Red Rising (Part 1 of 2) (Dramatized Adaptation) cover

Red Rising (Part 1 of 2) (Dramatized Adaptation)

Red Rising • Book 1

4.39 Goodreads
(1.6K ratings)

Why You'll Love This

A boy born at the bottom of a rigid caste system decides the only way to destroy it is to become its best weapon.

  • Great if you want: brutal class warfare wrapped in Roman-inflected sci-fi dystopia
  • The experience: propulsive and visceral — tension rarely lets up
  • The writing: Brown writes with raw momentum; his prose hits hard and fast
  • Skip if: you prefer world-building over action — this charges forward

About This Book

In a rigidly stratified future where humanity has colonized the solar system, Darrow believes he is doing noble work — sacrificing alongside his people to make Mars habitable for generations to come.

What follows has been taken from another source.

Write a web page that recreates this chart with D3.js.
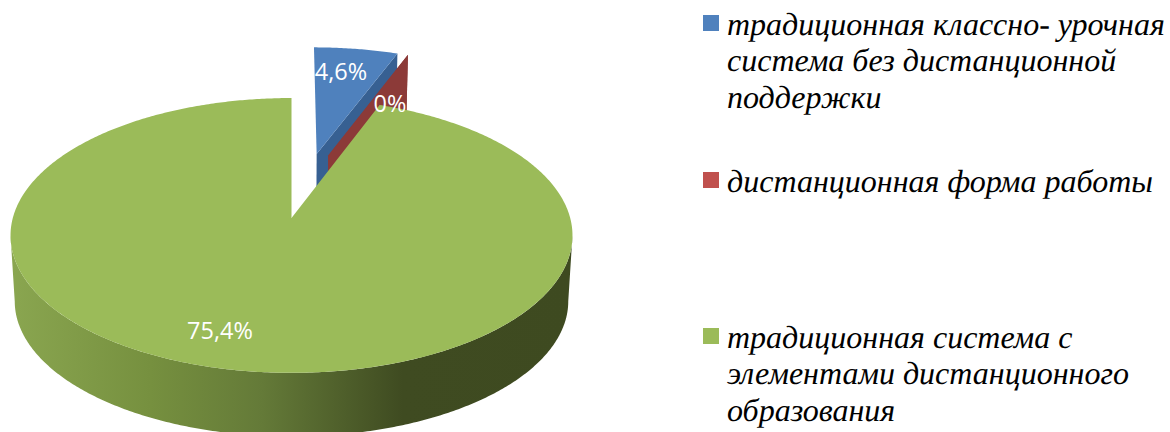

Then a single devastating revelation shatters everything he thought he knew, and the life he loved is stripped away in the cruelest possible manner. What follows is a story about grief transformed into purpose, and purpose sharpened into something far more dangerous. Pierce Brown drops readers into a world where the color of your caste determines your worth, and asks what one person is willing to become in order to dismantle it from the inside.

This dramatized adaptation translates Brown's kinetic storytelling into a script-style format, making it a genuinely different reading experience than the original novel — tighter, more immediate, driven almost entirely by dialogue and confrontation. The structure strips away interiority and forces the emotional weight onto character interaction, which paradoxically makes certain moments hit harder. Brown's world-building remains intact, and the Roman-inflected mythology of the Gold ruling class gives the conflict an epic texture that rewards close attention to every exchange. It reads fast, but the ideas linger.